As Lauren R. Kerby explains, “For white Christian nationalists, taking back the country is about more than just political power. They see themselves as faithful patriots fulfilling the American Founders’ covenant with God to maintain a righteous Christian nation. Their success means the nation will be rewarded with economic prosperity and military might, while failure will lead to divine wrath and, eventually, the demise of the nation itself. The stakes of the battle could not be higher. Washington is where this great battle must take place, whether in the streets or on the Senate floor.”
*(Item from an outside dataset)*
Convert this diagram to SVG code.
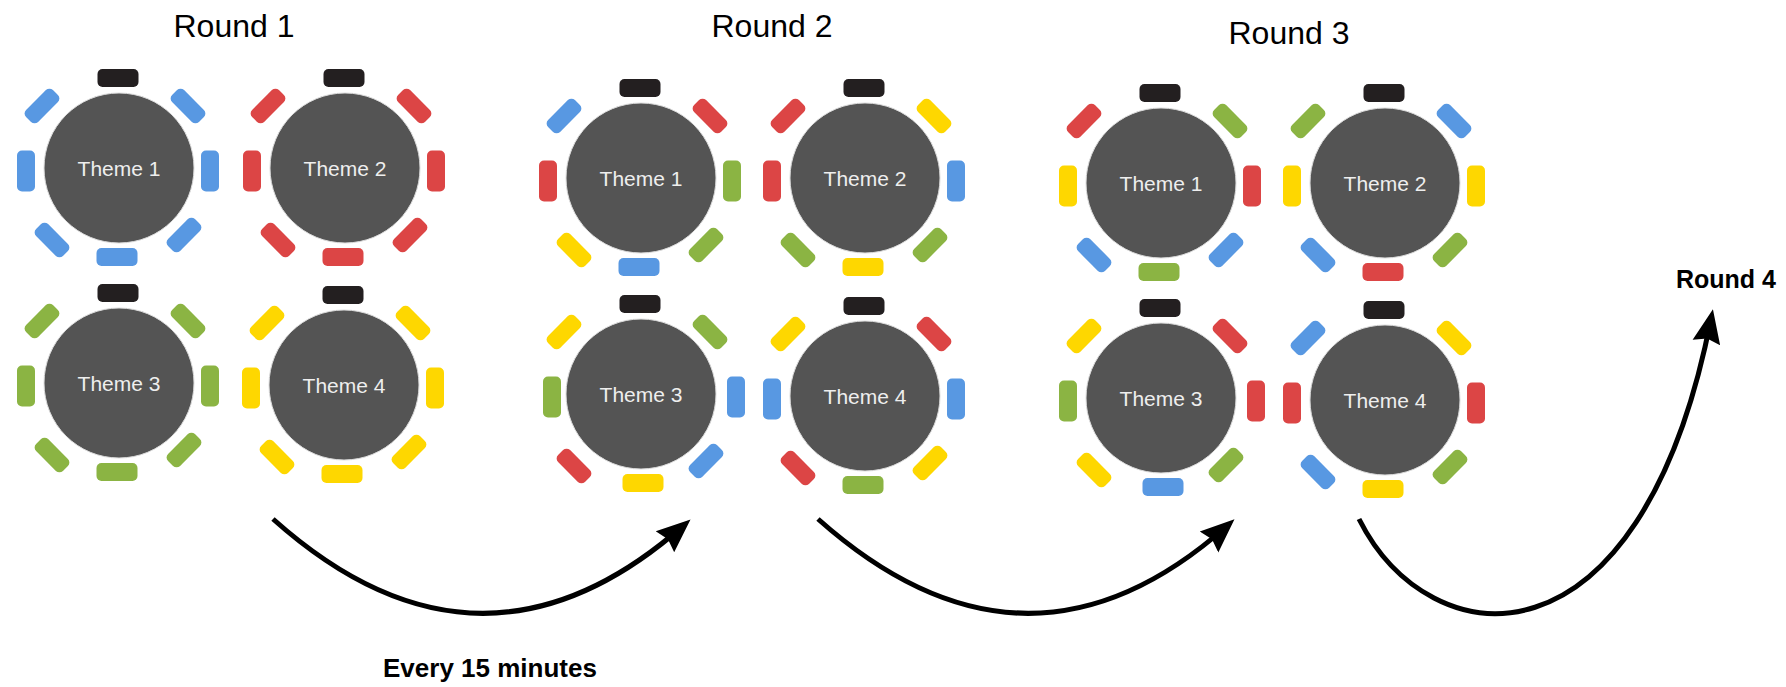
<svg xmlns="http://www.w3.org/2000/svg" xmlns:xlink="http://www.w3.org/1999/xlink" width="1786" height="687" viewBox="0 0 1786 687">
<defs>
<style>
.tbl{fill:#545454;stroke:#dcdcdc;stroke-width:1}
.tt{font-family:"Liberation Sans",Arial,sans-serif;font-size:21px;fill:#eeeeee;text-anchor:middle}
.ttl{font-family:"Liberation Sans",Arial,sans-serif;font-size:32px;fill:#000;text-anchor:middle}
.lbl{font-family:"Liberation Sans",Arial,sans-serif;font-size:25px;font-weight:bold;fill:#000}
.b{fill:#5898e2}.r{fill:#dc4545}.g{fill:#8bb443}.y{fill:#fed700}.k{fill:#231f20}
.arr{fill:none;stroke:#000;stroke-width:5}
</style>
<marker id="ah" markerUnits="userSpaceOnUse" markerWidth="40" markerHeight="34" refX="24" refY="15" orient="auto">
<path d="M0,1 L34,15 L0,29 L4,15 z" fill="#000"/>
</marker>
<rect id="sh" x="-20.5" y="-9" width="41" height="18" rx="5"/>
<rect id="sv" x="-9" y="-20.5" width="18" height="41" rx="5"/>
<rect id="sa" x="-19" y="-8.5" width="38" height="17" rx="5" transform="rotate(-45)"/>
<rect id="sd" x="-19" y="-8.5" width="38" height="17" rx="5" transform="rotate(45)"/>
</defs>
<rect width="1786" height="687" fill="#fff"/>

<g id="titles">
<text class="ttl" x="234" y="37">Round 1</text>
<text class="ttl" x="772" y="37">Round 2</text>
<text class="ttl" x="1289" y="44">Round 3</text>
<text class="lbl" x="1676" y="288">Round 4</text>
<text class="lbl" x="383" y="677" style="font-size:26px">Every 15 minutes</text>
</g>

<!-- Round 1 -->
<g id="r1t1" transform="translate(119,168)">
<use href="#sh" class="k" x="-1" y="-90"/>
<use href="#sa" class="b" x="-77" y="-62"/><use href="#sd" class="b" x="69" y="-62"/>
<use href="#sv" class="b" x="-93" y="3"/><use href="#sv" class="b" x="91" y="3"/>
<use href="#sd" class="b" x="-67" y="72"/><use href="#sa" class="b" x="65" y="67"/>
<use href="#sh" class="b" x="-2" y="89"/>
<circle class="tbl" r="75"/><text class="tt" y="8">Theme 1</text>
</g>
<g id="r1t2" transform="translate(345,168)">
<use href="#sh" class="k" x="-1" y="-90"/>
<use href="#sa" class="r" x="-77" y="-62"/><use href="#sd" class="r" x="69" y="-62"/>
<use href="#sv" class="r" x="-93" y="3"/><use href="#sv" class="r" x="91" y="3"/>
<use href="#sd" class="r" x="-67" y="72"/><use href="#sa" class="r" x="65" y="67"/>
<use href="#sh" class="r" x="-2" y="89"/>
<circle class="tbl" r="75"/><text class="tt" y="8">Theme 2</text>
</g>
<g id="r1t3" transform="translate(119,383)">
<use href="#sh" class="k" x="-1" y="-90"/>
<use href="#sa" class="g" x="-77" y="-62"/><use href="#sd" class="g" x="69" y="-62"/>
<use href="#sv" class="g" x="-93" y="3"/><use href="#sv" class="g" x="91" y="3"/>
<use href="#sd" class="g" x="-67" y="72"/><use href="#sa" class="g" x="65" y="67"/>
<use href="#sh" class="g" x="-2" y="89"/>
<circle class="tbl" r="75"/><text class="tt" y="8">Theme 3</text>
</g>
<g id="r1t4" transform="translate(344,385)">
<use href="#sh" class="k" x="-1" y="-90"/>
<use href="#sa" class="y" x="-77" y="-62"/><use href="#sd" class="y" x="69" y="-62"/>
<use href="#sv" class="y" x="-93" y="3"/><use href="#sv" class="y" x="91" y="3"/>
<use href="#sd" class="y" x="-67" y="72"/><use href="#sa" class="y" x="65" y="67"/>
<use href="#sh" class="y" x="-2" y="89"/>
<circle class="tbl" r="75"/><text class="tt" y="8">Theme 4</text>
</g>

<!-- Round 2 -->
<g id="r2t1" transform="translate(641,178)">
<use href="#sh" class="k" x="-1" y="-90"/>
<use href="#sa" class="b" x="-77" y="-62"/><use href="#sd" class="r" x="69" y="-62"/>
<use href="#sv" class="r" x="-93" y="3"/><use href="#sv" class="g" x="91" y="3"/>
<use href="#sd" class="y" x="-67" y="72"/><use href="#sa" class="g" x="65" y="67"/>
<use href="#sh" class="b" x="-2" y="89"/>
<circle class="tbl" r="75"/><text class="tt" y="8">Theme 1</text>
</g>
<g id="r2t2" transform="translate(865,178)">
<use href="#sh" class="k" x="-1" y="-90"/>
<use href="#sa" class="r" x="-77" y="-62"/><use href="#sd" class="y" x="69" y="-62"/>
<use href="#sv" class="r" x="-93" y="3"/><use href="#sv" class="b" x="91" y="3"/>
<use href="#sd" class="g" x="-67" y="72"/><use href="#sa" class="g" x="65" y="67"/>
<use href="#sh" class="y" x="-2" y="89"/>
<circle class="tbl" r="75"/><text class="tt" y="8">Theme 2</text>
</g>
<g id="r2t3" transform="translate(641,394)">
<use href="#sh" class="k" x="-1" y="-90"/>
<use href="#sa" class="y" x="-77" y="-62"/><use href="#sd" class="g" x="69" y="-62"/>
<use href="#sv" class="g" x="-89" y="3"/><use href="#sv" class="b" x="95" y="3"/>
<use href="#sd" class="r" x="-67" y="72"/><use href="#sa" class="b" x="65" y="67"/>
<use href="#sh" class="y" x="2" y="89"/>
<circle class="tbl" r="75"/><text class="tt" y="8">Theme 3</text>
</g>
<g id="r2t4" transform="translate(865,396)">
<use href="#sh" class="k" x="-1" y="-90"/>
<use href="#sa" class="y" x="-77" y="-62"/><use href="#sd" class="r" x="69" y="-62"/>
<use href="#sv" class="b" x="-93" y="3"/><use href="#sv" class="b" x="91" y="3"/>
<use href="#sd" class="r" x="-67" y="72"/><use href="#sa" class="y" x="65" y="67"/>
<use href="#sh" class="g" x="-2" y="89"/>
<circle class="tbl" r="75"/><text class="tt" y="8">Theme 4</text>
</g>

<!-- Round 3 -->
<g id="r3t1" transform="translate(1161,183)">
<use href="#sh" class="k" x="-1" y="-90"/>
<use href="#sa" class="r" x="-77" y="-62"/><use href="#sd" class="g" x="69" y="-62"/>
<use href="#sv" class="y" x="-93" y="3"/><use href="#sv" class="r" x="91" y="3"/>
<use href="#sd" class="b" x="-67" y="72"/><use href="#sa" class="b" x="65" y="67"/>
<use href="#sh" class="g" x="-2" y="89"/>
<circle class="tbl" r="75"/><text class="tt" y="8">Theme 1</text>
</g>
<g id="r3t2" transform="translate(1385,183)">
<use href="#sh" class="k" x="-1" y="-90"/>
<use href="#sa" class="g" x="-77" y="-62"/><use href="#sd" class="b" x="69" y="-62"/>
<use href="#sv" class="y" x="-93" y="3"/><use href="#sv" class="y" x="91" y="3"/>
<use href="#sd" class="b" x="-67" y="72"/><use href="#sa" class="g" x="65" y="67"/>
<use href="#sh" class="r" x="-2" y="89"/>
<circle class="tbl" r="75"/><text class="tt" y="8">Theme 2</text>
</g>
<g id="r3t3" transform="translate(1161,398)">
<use href="#sh" class="k" x="-1" y="-90"/>
<use href="#sa" class="y" x="-77" y="-62"/><use href="#sd" class="r" x="69" y="-62"/>
<use href="#sv" class="g" x="-93" y="3"/><use href="#sv" class="r" x="95" y="3"/>
<use href="#sd" class="y" x="-67" y="72"/><use href="#sa" class="g" x="65" y="67"/>
<use href="#sh" class="b" x="2" y="89"/>
<circle class="tbl" r="75"/><text class="tt" y="8">Theme 3</text>
</g>
<g id="r3t4" transform="translate(1385,400)">
<use href="#sh" class="k" x="-1" y="-90"/>
<use href="#sa" class="b" x="-77" y="-62"/><use href="#sd" class="y" x="69" y="-62"/>
<use href="#sv" class="r" x="-93" y="3"/><use href="#sv" class="r" x="91" y="3"/>
<use href="#sd" class="b" x="-67" y="72"/><use href="#sa" class="g" x="65" y="67"/>
<use href="#sh" class="y" x="-2" y="89"/>
<circle class="tbl" r="75"/><text class="tt" y="8">Theme 4</text>
</g>

<g id="connectors">
<path class="arr" marker-end="url(#ah)" d="M273,519 Q480,704 683,526"/>
<path class="arr" marker-end="url(#ah)" d="M818,519 Q1026,704 1227,526"/>
<path class="arr" marker-end="url(#ah)" d="M1359,519 C1430,660 1640,680 1711,319"/>
</g>
</svg>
Connected to White Christian Nationalism is the theology of dominionism. Dominion theology (also known as dominionism) is a group of Christian political ideologies that seek to institute a nation governed by Christians based on their understandings of biblical law. Extents of rule and ways of achieving governing authority are varied. For example, dominion theology can include theonomy, but does not necessarily involve advocating Mosaic law as the basis of government. The label is applied primarily toward groups of Christians in the United States.
Some prominent politicians that have been associated with dominionism are Michelle Bachman, Rick Perry, and Ted Cruz. A lot of conservative politicians see the label of dominionist as liberal fearmongering, but the theology is well documented.
The conclusion to all of this is that the separation of church and state is in danger on a number of fronts. Usually we think of the problem as being a matter of the government adopting a state religion, but the reverse can be true – the church can adopt the state.
I didn’t think it was weird to have a military extravaganza in my church when I was young because it didn’t occur to me to question the connection between the military and the church. So now you know something about my upbringing.
And now we know something about the church in America. It’s got more than Jesus on its mind.
White Christian Nationalism and dominionism are potent forces in American culture and politics today, and they will continue after Trump is gone. Trump was not the source of White Christian Nationalism; he was the beneficiary of it.
If this were a small off shoot of Christianity it would not be a big deal. But this mode of thinking is taking hold of the Republican party, and the Republican party is doing everything it can to manipulate elections, from re-districting to voter suppression. White Christian Nationalism is not just a Fourth of July phenomenon. It’s a force to be reckoned with at a national level with real political consequences. And the Christian church, governmental institutions, and the voting public are all going to have to do their part to combat it.